Sunday, November 18, 2012

Writing vs. Gymnastics

I spent yesterday at a junior gymnastics meet, the southern sectionals for the state of Oregon, in Coos Bay.

Well, much of the day wasn't spent at the meet itself. It was spend driving there, past fields of impossibly green grass nibbled by picturesque sheep, past blueberry farms, past forests of towering evergreens, past a lighthouse on Oregon's rocky coast (the coast kept discomfiting me by being on the RIGHT-hand side of the road as we drove south, unlike the New Jersey coast of my childhood). We also made stops at a little bookstore/cafe so I could see if they had any of my books (they did! so I am now three-for-three at Oregon bookstores - thank you, Oregon!), and at a huge candy store (Cranberry Sweets) to see if they had any fudge (they did! and amazing samples of everything,  best of all: chocolate-covered cranberry jellies - oh, my!). But the heart of the day was the gymnastics meet.

How these strong, graceful, and determined girls can do what they do is of course astonishing - where the hardest part of what they do is not even back flips off uneven parallel bars, but weathering inevitable disappointments with grace.  I came away from the day enormously impressed, but also enormously grateful that I am a writer instead of a gymnast.

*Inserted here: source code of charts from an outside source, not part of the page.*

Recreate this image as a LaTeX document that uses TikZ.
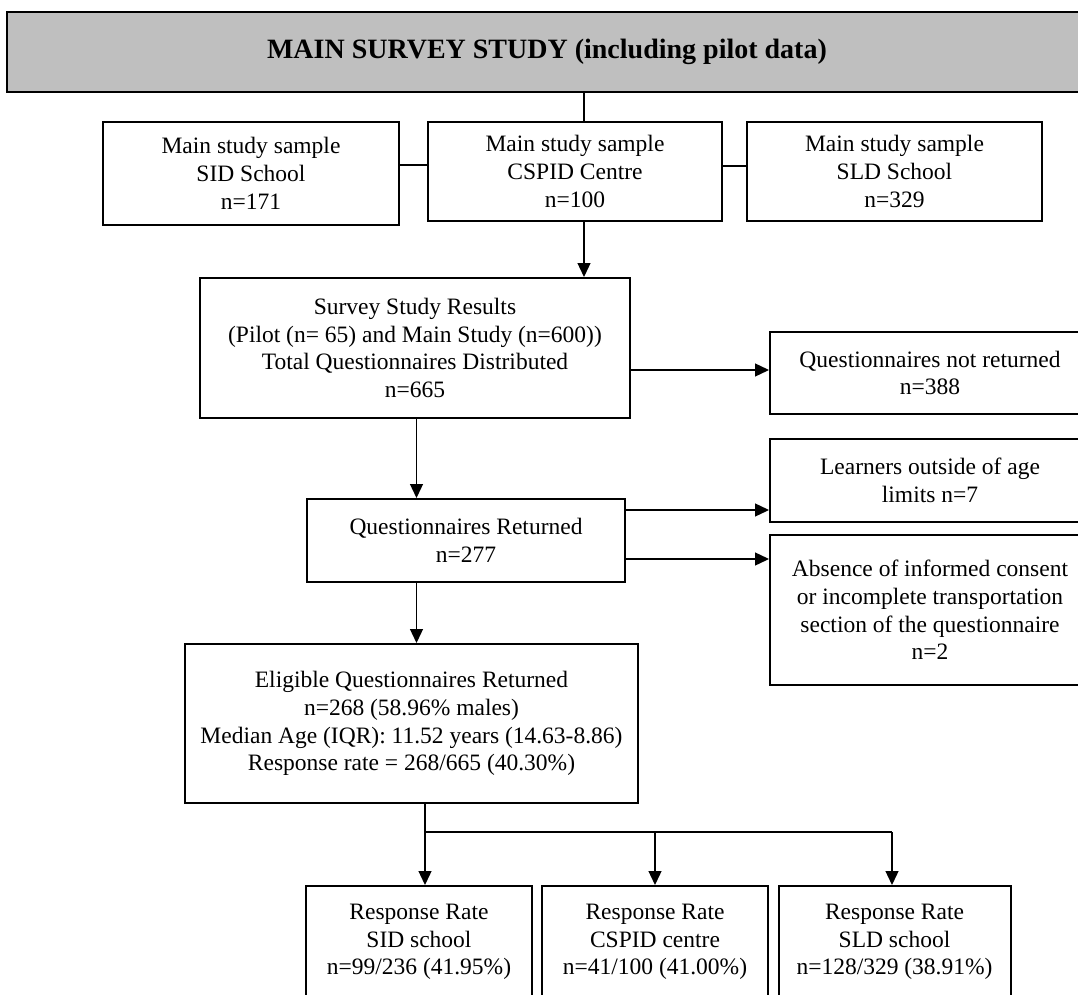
\documentclass[tikz,border=0pt]{standalone}
\usepackage{fontspec}
\setmainfont{Liberation Serif}
\usetikzlibrary{arrows.meta}
\definecolor{titlegray}{RGB}{191,191,191}
\begin{document}
\begin{tikzpicture}[x=1pt,y=-1pt,
  box/.style={draw=black,line width=2pt,rectangle,inner sep=0pt,align=center,
    font=\fontsize{23.5}{27.7}\selectfont},
  titlebox/.style={box,fill=titlegray,font=\fontsize{28}{33}\selectfont\bfseries},
  conn/.style={draw=black,line width=1.3pt},
  arr/.style={conn,-{Triangle[length=14pt,width=13pt]}}]
\clip (0,0) rectangle (1078,995);
\fill[white] (0,0) rectangle (1078,995);

\node[titlebox,minimum width=1080pt,minimum height=80pt] (title) at (547,52) {MAIN SURVEY STUDY (including pilot data)};

\node[box,minimum width=296pt,minimum height=103pt] (s1) at (251,173.5) {Main study sample\\SID School\\n=171};
\node[box,minimum width=294pt,minimum height=99pt] (s2) at (575,171.5) {Main study sample\\CSPID Centre\\n=100};
\node[box,minimum width=295pt,minimum height=99pt] (s3) at (894.5,171.5) {Main study sample\\SLD School\\n=329};

\node[box,minimum width=430pt,minimum height=140pt] (survey) at (415,348) {Survey Study Results\\(Pilot (n= 65) and Main Study (n=600))\\Total Questionnaires Distributed\\n=665};
\node[box,minimum width=320pt,minimum height=82pt] (notret) at (930,373) {Questionnaires not returned\\n=388};

\node[box,minimum width=318pt,minimum height=83pt] (qr) at (466,540.5) {Questionnaires Returned\\n=277};
\node[box,minimum width=320pt,minimum height=83pt] (learn) at (930,480.5) {Learners outside of age\\limits n=7};
\node[box,minimum width=320pt,minimum height=150pt] (absence) at (930,610) {Absence of informed consent\\or incomplete transportation\\section of the questionnaire\\n=2};

\node[box,minimum width=453pt,minimum height=159pt] (elig) at (411.5,723.5) {Eligible Questionnaires Returned\\n=268 (58.96\% males)\\Median Age (IQR): 11.52 years (14.63-8.86)\\Response rate = 268/665 (40.30\%)};

\node[box,minimum width=226pt,minimum height=112pt] (ra) at (419,942) {Response Rate\\SID school\\n=99/236 (41.95\%)};
\node[box,minimum width=226pt,minimum height=112pt] (rb) at (655,942) {Response Rate\\CSPID centre\\n=41/100 (41.00\%)};
\node[box,minimum width=232pt,minimum height=112pt] (rc) at (894.5,942) {Response Rate\\SLD school\\n=128/329 (38.91\%)};

% helper coordinates
\coordinate (xt) at (584,0);
\coordinate (y12) at (0,165);
\coordinate (y23) at (0,166);
\coordinate (ynr) at (0,370);
\coordinate (xd) at (416.5,0);
\coordinate (yl) at (0,510);
\coordinate (ya) at (0,559);
\coordinate (xe) at (425,0);
\coordinate (yh) at (0,832);
\coordinate (xb) at (655,0);
\coordinate (xc) at (892,0);

\draw[conn] (xt |- title.south) -- (xt |- s2.north);
\draw[conn] (s1.east |- y12) -- (s2.west |- y12);
\draw[conn] (s2.east |- y23) -- (s3.west |- y23);
\draw[arr] (xt |- s2.south) -- (xt |- survey.north);
\draw[arr] (survey.east |- ynr) -- (notret.west |- ynr);
\draw[arr] (xd |- survey.south) -- (xd |- qr.north);
\draw[arr] (qr.east |- yl) -- (learn.west |- yl);
\draw[arr] (qr.east |- ya) -- (absence.west |- ya);
\draw[arr] (xd |- qr.south) -- (xd |- elig.north);
\draw[arr] (xe |- elig.south) -- (xe |- ra.north);
\draw[conn] (xe |- yh) -- (xc |- yh);
\draw[arr] (xb |- yh) -- (xb |- rb.north);
\draw[arr] (xc |- yh) -- (xc |- rc.north);
\end{tikzpicture}
\end{document}
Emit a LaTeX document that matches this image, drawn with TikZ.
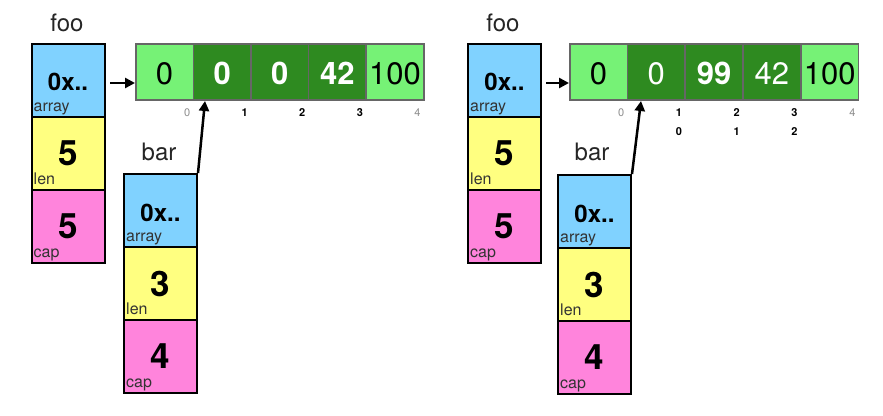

Here are ten of the reasons why:

1. I can perfect my work at home in private before I ever have to show it to anybody in public.
2. When I do show it to people in public, it stays fixed in the form I gave to it in private.
3. There is no risk of physical injury (except for the time I broke my tooth while chewing on my pen).
4. There is no need to wear form-revealing clothing (a flannel nightgown does just fine).
5. No particular body type is preferred ("elegant lines" are written on the page, not displayed on a balance beam).
6. My fear of heights is never engaged (unless I choose to write a scene that engages it, which I now pledge never to do).
7. Scoring is much less precisely calibrated: no 8.95 or 6.94 to drive me crazy (though I guess some writers drive themselves crazy with their amazon.com sales ranking - so I might need to withdraw this one....)
8. What scores I do get (such as rejections, reviews, or royalty statements), I see in my own home where I can cry alone in peace.
9. I can do the work that matters most at the time of day where I am freshest and best: in my case, at five o'clock in the morning,
10. There is no one single moment of my day that is ever a defining moment for the day, let alone for my career.

It's this last one that is most striking to me. It was so hard to watch girls who had trained so hard for so many months have it all come down to a vault that was over in a matter of seconds, or one wobble on that oh-so-narrow beam.

For writers there IS one moment that is decisive, and it is decisive every single day, but in a very different way. It's the simply the moment when we pick up the pen and actually begin writing.